I joked that Paul was on the money with calling people to remember how he lived as there sure aint anyone gonna remember sermons! That said, I was stoked when one of our younger people told me after that she remembers clearly one thing I said ‘ ‘God is good‘. Yeah I did say that and I said it often as it’s the foundation of my theology. So to know that this idea has taken root in someone else’s life and will be formative for them gave me goosebumps. If you can get this one idea embedded in your heart and mind then you are gonna travel well.
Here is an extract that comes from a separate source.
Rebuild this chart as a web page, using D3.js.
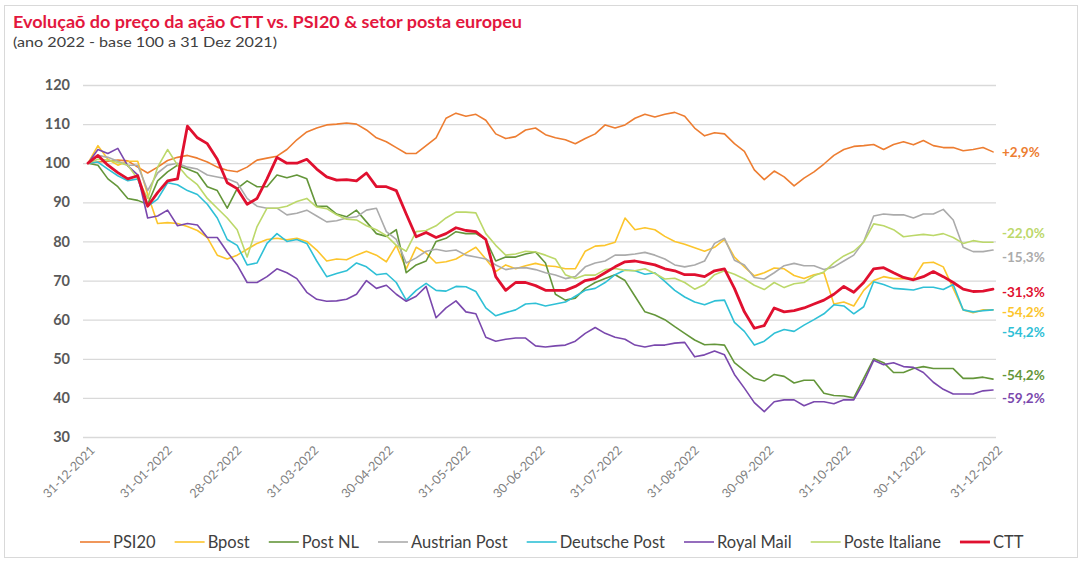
<!DOCTYPE html>
<html>
<head>
<meta charset="utf-8">
<script src="https://cdn.jsdelivr.net/npm/d3@7"></script>
<style>
  html, body { margin: 0; padding: 0; background: #fff; }
  svg { display: block; font-family: Lato, "Open Sans", sans-serif; }
</style>
</head>
<body>
<svg id="chart" width="1082" height="562"></svg>
<script>
// tick labels on the x axis (month ends)
const tickLabels = ["31-12-2021", "31-01-2022", "28-02-2022", "31-03-2022", "30-04-2022", "31-05-2022",
  "30-06-2022", "31-07-2022", "31-08-2022", "30-09-2022", "31-10-2022", "30-11-2022", "31-12-2022"];
const yTicks = [30, 40, 50, 60, 70, 80, 90, 100, 110, 120];

// one reading every 4 days from 31-12-2021 (92 readings)
const seriesNames = ["PSI20", "Bpost", "Post NL", "Austrian Post", "Deutsche Post", "Royal Mail", "Poste Italiane", "CTT"];

const psi20 = [100, 100.3, 100.5, 100.8, 100.6, 99, 97.5, 99, 100.7, 101.5,
  102, 101.3, 100.3, 99, 98.2, 97.8, 99, 100.8, 101.3, 101.8,
  103.5, 106, 108, 109, 109.8, 110, 110.3, 110, 108.5, 106.5,
  105.5, 104, 102.5, 102.5, 104.5, 106.5, 111.5, 112.8, 112, 112.5,
  111, 107.5, 106.3, 106.8, 108.5, 109, 107.3, 106.5, 106, 105,
  106.3, 107.5, 109.8, 109, 109.8, 111.5, 112.5, 111.8, 112.5, 113,
  112, 109, 107, 107.8, 107.5, 105, 103, 98.3, 95.8, 98,
  96.5, 94.2, 96.2, 97.8, 99.8, 102, 103.5, 104.3, 104.5, 104.8,
  103.5, 104.8, 105.5, 104.7, 105.8, 104.5, 104, 104, 103.2, 103.5,
  104, 102.9];

const bpost = [100, 104.5, 101, 99.5, 100.5, 100.5, 92, 84.6, 84.8, 84.6,
  83.8, 82.8, 81, 76.5, 75.5, 76.5, 78, 79.5, 80.5, 80.8,
  80.4, 80.8, 80, 77.8, 75, 75.5, 75.3, 76.5, 77.5, 76.5,
  74.8, 79, 73, 78.5, 77, 74.5, 74.8, 75.5, 77, 78.5,
  75.5, 72.3, 74, 73, 73.8, 74.4, 73.8, 73.6, 73, 73,
  77.5, 78.8, 79, 79.8, 86, 83, 83.5, 83, 81.3, 80,
  79.3, 78.4, 77.5, 78.5, 80.5, 76, 73.5, 71.2, 72, 73.2,
  73, 71.3, 70.5, 71.5, 72, 64, 64.5, 63.5, 67.5, 70,
  71, 70.5, 70.5, 70.5, 74.5, 74.7, 73.5, 68, 62.5, 61.8,
  62.5, 62.5];

const postNL = [100, 99.5, 96, 94, 91, 90.5, 89.5, 95.5, 97.8, 99.5,
  98.5, 97.5, 94, 93, 88.5, 93.5, 95.5, 94, 94, 97,
  96.3, 97, 96, 89, 89, 87, 86.3, 88, 85, 82,
  81.3, 83, 72, 74, 75, 80, 80.8, 82.5, 82, 82,
  80.5, 75, 76, 76, 76.8, 77.3, 74.5, 66.5, 65, 65.5,
  68, 69.5, 70.5, 71.5, 70, 66, 62, 61.2, 60, 58.2,
  56.5, 54.8, 53.6, 53.7, 53.5, 49, 47, 45, 44.3, 46,
  45.5, 43.8, 44.5, 44.5, 41.2, 40.6, 40.5, 40, 45, 50,
  49, 46.5, 46.5, 47.5, 48, 47.5, 47.5, 47.5, 45, 45,
  45.3, 44.8];

const austrianPost = [100, 102, 101.5, 100.5, 99.5, 99.5, 93, 97.5, 99.5, 100,
  99, 98.5, 97, 96.5, 96, 95, 91, 89, 88.5, 88.5,
  86.8, 87.2, 88, 86.5, 85, 85.3, 86, 86.3, 88, 88.5,
  82.5, 80.5, 74.5, 75.8, 77.5, 78, 77.5, 77.8, 76.5, 76,
  75.5, 74, 72.8, 73.2, 73.3, 72.8, 72, 71.4, 70.5, 71,
  73.5, 74.5, 75, 76.5, 76.5, 76.8, 77.2, 76.5, 75.5, 74,
  73.5, 74, 75, 79.5, 80.8, 75.2, 74, 70.8, 70.4, 72,
  73.8, 74.4, 73.8, 73.8, 72.8, 73.5, 75, 76.5, 80, 86.5,
  87, 86.8, 86.8, 86, 87, 87, 88.2, 85.5, 78.5, 77.4,
  77.4, 77.8];

const deutschePost = [100, 100.3, 98.5, 96.8, 95.5, 96, 89, 90.8, 95, 94.5,
  93, 92, 89.5, 86, 80.5, 79, 74, 74.5, 79.5, 82,
  80, 80.5, 79.5, 75, 71, 71.8, 72.5, 74.5, 73.5, 71.5,
  71.8, 69.5, 65, 67.5, 69.3, 67.5, 67.3, 68.5, 68.4, 67.2,
  63, 61, 61.8, 62.5, 64, 64.2, 63.5, 64, 64.5, 66,
  67.5, 68, 69.5, 71.5, 72.7, 72.5, 71.6, 72, 69.8, 67.5,
  65.8, 64.5, 63.8, 64.8, 65, 59.3, 57, 53.5, 54.5, 56.5,
  57.5, 57, 58.6, 60, 61.5, 63.8, 63.5, 61.5, 63.3, 69.7,
  69, 68, 67.8, 67.6, 68.3, 68.3, 67.7, 69, 62.5, 62,
  62.3, 62.5];

const royalMail = [100, 103.5, 102.5, 103.8, 99.3, 97, 86, 86.5, 88, 84,
  84.6, 84.2, 81, 81, 77.3, 74, 69.5, 69.5, 71, 73,
  72, 70.5, 67, 65.2, 64.7, 64.8, 65.2, 66.5, 70, 68,
  68.8, 66.5, 64.7, 66, 68.5, 60.5, 63, 64.8, 62, 61.5,
  55.5, 54.5, 55, 55.3, 55.3, 53.3, 53, 53.3, 53.5, 54.5,
  56.5, 58, 56.5, 55.5, 55, 53.5, 53, 53.5, 53.5, 54,
  54.2, 50.5, 51, 52, 51, 46, 42.5, 38.8, 36.5, 39,
  39.5, 39.5, 38, 39, 39, 38.5, 39.5, 39.5, 44, 49.6,
  48.5, 49, 48, 47.8, 46.5, 44, 42.2, 41, 41, 41,
  41.8, 42];

const posteItaliane = [100, 101, 100.8, 100.2, 99.5, 96, 91, 99, 103.5, 99.5,
  96.5, 94.5, 91, 88.5, 86, 83, 76, 83.8, 88.5, 88.5,
  89, 90.2, 91, 88.8, 88.4, 86.8, 85.7, 85.5, 84, 83,
  81.5, 79, 77.5, 82.5, 82.8, 84, 86, 87.5, 87.5, 87.3,
  82, 79, 76.5, 76.8, 77.5, 77.3, 76.5, 75.5, 71.5, 70.5,
  71.4, 71.4, 72.8, 73.1, 72.6, 72.5, 73, 71.8, 70.4, 70.6,
  69.5, 67.8, 69, 71.5, 72.5, 71.6, 70.4, 68.8, 67.7, 69.5,
  68.2, 69.2, 69.5, 71.2, 72.2, 74.5, 76.3, 77.5, 79.8, 84.5,
  84, 83, 81.2, 81.5, 81.8, 81.5, 82, 81, 79.5, 80.2,
  79.8, 79.8];

const ctt = [100, 102, 99.5, 97.6, 96, 96.8, 89, 92.5, 95.5, 96,
  109.5, 106.5, 105, 101, 95, 93.5, 89.5, 91, 96, 101.5,
  100, 100, 101, 98.5, 96.5, 95.7, 95.8, 95.5, 97.5, 94,
  94, 93, 87, 81.2, 82.3, 81, 82, 83.5, 82.8, 82.5,
  80.5, 71, 67.5, 69.5, 69.5, 68.7, 67.5, 67.5, 67.5, 68.5,
  70, 70.5, 72, 73.5, 74.8, 75, 74.5, 74, 73, 72.5,
  71.5, 71.5, 71, 72.5, 73, 68, 62, 57.8, 58.5, 63,
  62, 62.3, 63, 64, 65, 66.5, 68.5, 67, 69.5, 73,
  73.3, 72, 70.8, 70.2, 71, 72.3, 71, 69.5, 67.8, 67.2,
  67.3, 67.8];

// end-of-year labels and where they sit (in index units)
const endLabelText = ["+2,9%", "-22,0%", "-15,3%", "-31,3%", "-54,2%", "-54,2%", "-54,2%", "-59,2%"];
const endLabelSeries = ["PSI20", "Poste Italiane", "Austrian Post", "CTT", "Bpost", "Deutsche Post", "Post NL", "Royal Mail"];
const endLabelAt = [102.9, 82.2, 76.0, 67.1, 62.0, 56.8, 45.9, 40.0];

const colors = {
  "PSI20": "#ed7d31",
  "Bpost": "#fcc52c",
  "Post NL": "#64963a",
  "Austrian Post": "#ababab",
  "Deutsche Post": "#2fc0d6",
  "Royal Mail": "#7a48ad",
  "Poste Italiane": "#bcd86a",
  "CTT": "#e0102f"
};

const values = [psi20, bpost, postNL, austrianPost, deutschePost, royalMail, posteItaliane, ctt];
const start = new Date(2021, 11, 31);
const periods = d3.range(psi20.length).map(j => d3.timeDay.offset(start, 4 * j));
const parseTick = d3.timeParse("%d-%m-%Y");
const tickDates = tickLabels.map(parseTick);

const svg = d3.select("#chart");

// light frame round the whole picture
svg.append("rect")
  .attr("x", 4.5).attr("y", 5.5)
  .attr("width", 1073).attr("height", 552)
  .attr("fill", "none")
  .attr("stroke", "#d9d9d9");

const x = d3.scaleTime()
  .domain([start, new Date(2022, 11, 30)])
  .range([88, 993]);

const y = d3.scaleLinear()
  .domain([30, 120])
  .range([437, 85]);

// title
svg.append("text")
  .attr("x", 13).attr("y", 28)
  .attr("fill", "#e3173e")
  .attr("font-size", 17)
  .attr("font-weight", "bold")
  .attr("textLength", 509)
  .attr("lengthAdjust", "spacingAndGlyphs")
  .text("Evoluçaõ do preço da ação CTT vs. PSI20 & setor posta europeu");

svg.append("text")
  .attr("x", 13).attr("y", 47)
  .attr("fill", "#404040")
  .attr("font-size", 13.5)
  .attr("textLength", 264)
  .attr("lengthAdjust", "spacingAndGlyphs")
  .text("(ano 2022 - base 100 a 31 Dez 2021)");

// y axis + gridlines
let yAxis = svg.append("g")
  .attr("transform", "translate(83,0)")
  .call(d3.axisLeft(y).tickValues(yTicks).tickSize(-913).tickPadding(13));
yAxis.select(".domain").remove();
yAxis.selectAll(".tick line").attr("stroke", "#d9d9d9").attr("stroke-width", 1.3);
yAxis.selectAll(".tick text")
  .attr("fill", "#595959")
  .attr("font-size", 14.5)
  .attr("font-weight", "bold")
  .attr("font-family", "Lato, sans-serif");

// x axis labels (rotated)
let xAxis = svg.append("g")
  .attr("transform", "translate(0,446)")
  .call(d3.axisBottom(x).tickValues(tickDates).tickSize(0).tickFormat(d3.timeFormat("%d-%m-%Y")));
xAxis.select(".domain").remove();
xAxis.selectAll(".tick text")
  .attr("fill", "#7f7f7f")
  .attr("font-size", 12.5)
  .attr("font-family", "Lato, sans-serif")
  .attr("text-anchor", "end")
  .attr("dy", "0.35em")
  .attr("transform", "translate(2,0) rotate(-45)");

// lines
let line = d3.line()
  .x((d, i) => x(periods[i]))
  .y(d => y(d));

svg.append("g").selectAll("path")
  .data(seriesNames)
  .enter()
  .append("path")
  .attr("d", (name, k) => line(values[k]))
  .attr("fill", "none")
  .attr("stroke", name => colors[name])
  .attr("stroke-width", name => name == "CTT" ? 2.8 : 1.6)
  .attr("stroke-linejoin", "round")
  .attr("stroke-linecap", "round");

// end labels
svg.append("g").selectAll("text")
  .data(endLabelText)
  .enter()
  .append("text")
  .attr("x", 1002)
  .attr("y", (d, i) => y(endLabelAt[i]))
  .attr("dy", "0.35em")
  .attr("fill", (d, i) => colors[endLabelSeries[i]])
  .attr("font-size", 13.5)
  .attr("font-weight", "bold")
  .text(d => d);

// legend
let legend = svg.append("g").attr("transform", "translate(0,542)");
let lx = 80;
seriesNames.forEach(name => {
  legend.append("line")
    .attr("x1", lx).attr("x2", lx + 30)
    .attr("y1", 0).attr("y2", 0)
    .attr("stroke", colors[name])
    .attr("stroke-width", name == "CTT" ? 2.8 : 1.6);
  let t = legend.append("text")
    .attr("x", lx + 33)
    .attr("dy", "0.35em")
    .attr("fill", "#404040")
    .attr("font-size", 16.5)
    .text(name);
  lx += 33 + t.node().getComputedTextLength() + 19;
});
</script>
</body>
</html>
I love Paul’s words that seem to be central in this account:

“However I consider my life worth nothing to me – if only I may finish the race and complete the task the Lord Jesus has given me – the task of testifying to the gospel of God’s grace.”

Those are true words for Paul – but probably more ‘aspirational words for myself.

I remember being interviewed for a youth pastor job back in 1995 by the Lesmurdie church and they asked me what my sense of calling was. I said ‘I want to be able to communicate the Christian faith to ordinary Australian people in ways they can understand.’

In recent years I have added to that ‘and create Christian communities that make sense in this culture.’

Part of this is the apostolic gifting that I have been given and part of it came from being part of churches where ‘insider language’ meant that ordinary Aussies felt like they were entering a foreign culture. That’s been my goal for many years now – for faith to make sense to ordinary Aussie blokes especially.

When I thought this morning of ‘finishing the race’ well I remembered the women’s 10000m from earlier in the week where the Scottish woman, Ellish McColgan finished with such power and purpose that it sent chills down the spine. I sense that is some of how Paul hopes to end the race and I hope it can be my own experience too.

August 21 is our ‘farewell service’ where we officially finish ministry in Quinns and Yanchep. And while these 14 years won’t be written about in anyone’s history books as a phenomenal success or an amazing achievement, for us it has been a beautiful and significant experience of travelling with a community of people through good times and bad.